=== Dataset extract ===

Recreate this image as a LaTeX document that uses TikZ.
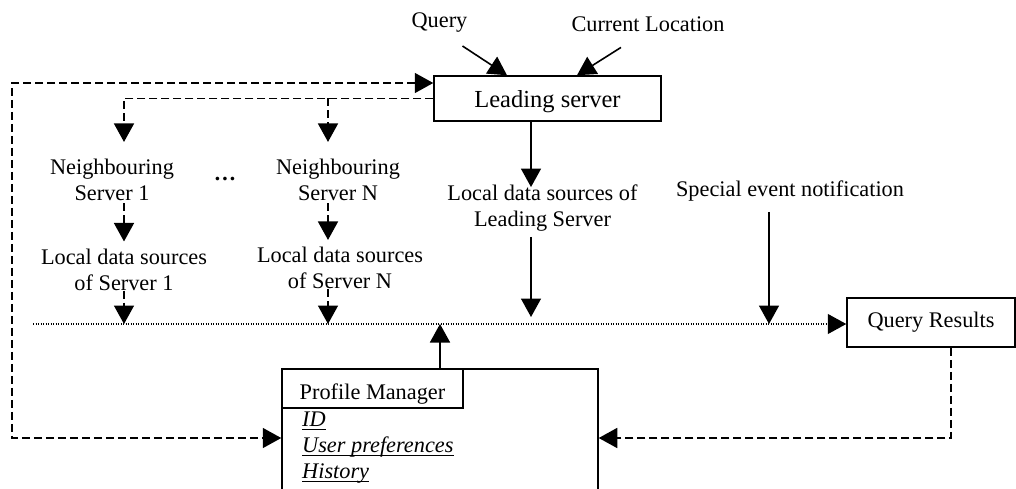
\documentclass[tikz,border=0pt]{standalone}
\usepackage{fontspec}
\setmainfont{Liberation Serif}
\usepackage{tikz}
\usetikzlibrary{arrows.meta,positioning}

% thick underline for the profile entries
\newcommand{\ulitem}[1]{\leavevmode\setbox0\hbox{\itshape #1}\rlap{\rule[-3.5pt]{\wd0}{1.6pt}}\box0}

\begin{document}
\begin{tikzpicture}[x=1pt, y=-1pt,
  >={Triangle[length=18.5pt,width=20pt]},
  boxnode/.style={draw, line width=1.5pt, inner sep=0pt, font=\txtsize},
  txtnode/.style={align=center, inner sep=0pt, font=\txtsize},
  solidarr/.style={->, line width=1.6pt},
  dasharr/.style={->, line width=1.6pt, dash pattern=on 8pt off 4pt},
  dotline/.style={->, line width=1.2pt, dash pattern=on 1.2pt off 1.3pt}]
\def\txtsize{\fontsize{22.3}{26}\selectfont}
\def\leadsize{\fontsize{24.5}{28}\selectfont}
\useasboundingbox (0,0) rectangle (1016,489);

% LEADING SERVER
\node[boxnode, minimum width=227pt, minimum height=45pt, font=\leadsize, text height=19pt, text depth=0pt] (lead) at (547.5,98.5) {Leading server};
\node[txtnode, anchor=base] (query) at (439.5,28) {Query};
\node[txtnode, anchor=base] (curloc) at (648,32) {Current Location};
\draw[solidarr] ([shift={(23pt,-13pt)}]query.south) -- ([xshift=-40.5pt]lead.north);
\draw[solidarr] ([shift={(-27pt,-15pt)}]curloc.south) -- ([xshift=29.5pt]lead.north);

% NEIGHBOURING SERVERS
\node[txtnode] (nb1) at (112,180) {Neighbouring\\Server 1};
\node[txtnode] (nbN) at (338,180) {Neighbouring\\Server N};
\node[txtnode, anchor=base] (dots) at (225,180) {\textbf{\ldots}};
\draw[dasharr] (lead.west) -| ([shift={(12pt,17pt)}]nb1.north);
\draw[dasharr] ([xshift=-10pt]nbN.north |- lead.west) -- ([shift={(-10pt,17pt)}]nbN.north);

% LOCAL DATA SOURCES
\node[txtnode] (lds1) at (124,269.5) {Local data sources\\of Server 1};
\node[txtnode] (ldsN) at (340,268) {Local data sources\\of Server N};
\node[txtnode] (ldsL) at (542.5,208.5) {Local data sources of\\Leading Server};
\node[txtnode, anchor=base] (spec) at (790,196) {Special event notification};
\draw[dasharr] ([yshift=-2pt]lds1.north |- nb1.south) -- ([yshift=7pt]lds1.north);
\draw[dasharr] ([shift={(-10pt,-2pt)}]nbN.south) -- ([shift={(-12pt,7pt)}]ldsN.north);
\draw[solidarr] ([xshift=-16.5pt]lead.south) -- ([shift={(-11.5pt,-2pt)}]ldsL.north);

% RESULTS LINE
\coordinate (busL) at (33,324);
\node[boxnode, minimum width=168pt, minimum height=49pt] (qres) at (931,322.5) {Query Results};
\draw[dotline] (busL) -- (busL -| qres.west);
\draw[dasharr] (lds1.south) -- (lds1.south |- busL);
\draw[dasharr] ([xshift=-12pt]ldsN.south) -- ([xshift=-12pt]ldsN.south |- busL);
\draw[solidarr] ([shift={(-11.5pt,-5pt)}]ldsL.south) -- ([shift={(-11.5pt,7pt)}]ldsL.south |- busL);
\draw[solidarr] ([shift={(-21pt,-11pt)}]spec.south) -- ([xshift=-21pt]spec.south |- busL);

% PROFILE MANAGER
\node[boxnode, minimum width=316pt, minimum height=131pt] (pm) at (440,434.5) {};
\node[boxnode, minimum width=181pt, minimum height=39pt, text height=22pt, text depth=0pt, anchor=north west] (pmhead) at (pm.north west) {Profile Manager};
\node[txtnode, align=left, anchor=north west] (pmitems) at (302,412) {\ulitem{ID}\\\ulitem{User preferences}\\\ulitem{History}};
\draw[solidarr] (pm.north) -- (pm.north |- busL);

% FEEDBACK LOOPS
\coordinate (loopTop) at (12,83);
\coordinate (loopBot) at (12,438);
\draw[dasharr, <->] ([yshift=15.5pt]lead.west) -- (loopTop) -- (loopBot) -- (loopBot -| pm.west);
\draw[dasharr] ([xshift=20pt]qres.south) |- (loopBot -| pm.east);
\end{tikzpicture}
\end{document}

===

* **Exercise objective**
Extract the lines exactly, please: the first line of the listing, the line with "(0,0) rectangle (1016,489);", and every line between them, but no pictures.

* **Answer in full**
Recreate this image as a LaTeX document that uses TikZ.
\documentclass[tikz,border=0pt]{standalone}
\usepackage{fontspec}
\setmainfont{Liberation Serif}
\usepackage{tikz}
\usetikzlibrary{arrows.meta,positioning}

% thick underline for the profile entries
\newcommand{\ulitem}[1]{\leavevmode\setbox0\hbox{\itshape #1}\rlap{\rule[-3.5pt]{\wd0}{1.6pt}}\box0}

\begin{document}
\begin{tikzpicture}[x=1pt, y=-1pt,
  >={Triangle[length=18.5pt,width=20pt]},
  boxnode/.style={draw, line width=1.5pt, inner sep=0pt, font=\txtsize},
  txtnode/.style={align=center, inner sep=0pt, font=\txtsize},
  solidarr/.style={->, line width=1.6pt},
  dasharr/.style={->, line width=1.6pt, dash pattern=on 8pt off 4pt},
  dotline/.style={->, line width=1.2pt, dash pattern=on 1.2pt off 1.3pt}]
\def\txtsize{\fontsize{22.3}{26}\selectfont}
\def\leadsize{\fontsize{24.5}{28}\selectfont}
\useasboundingbox (0,0) rectangle (1016,489);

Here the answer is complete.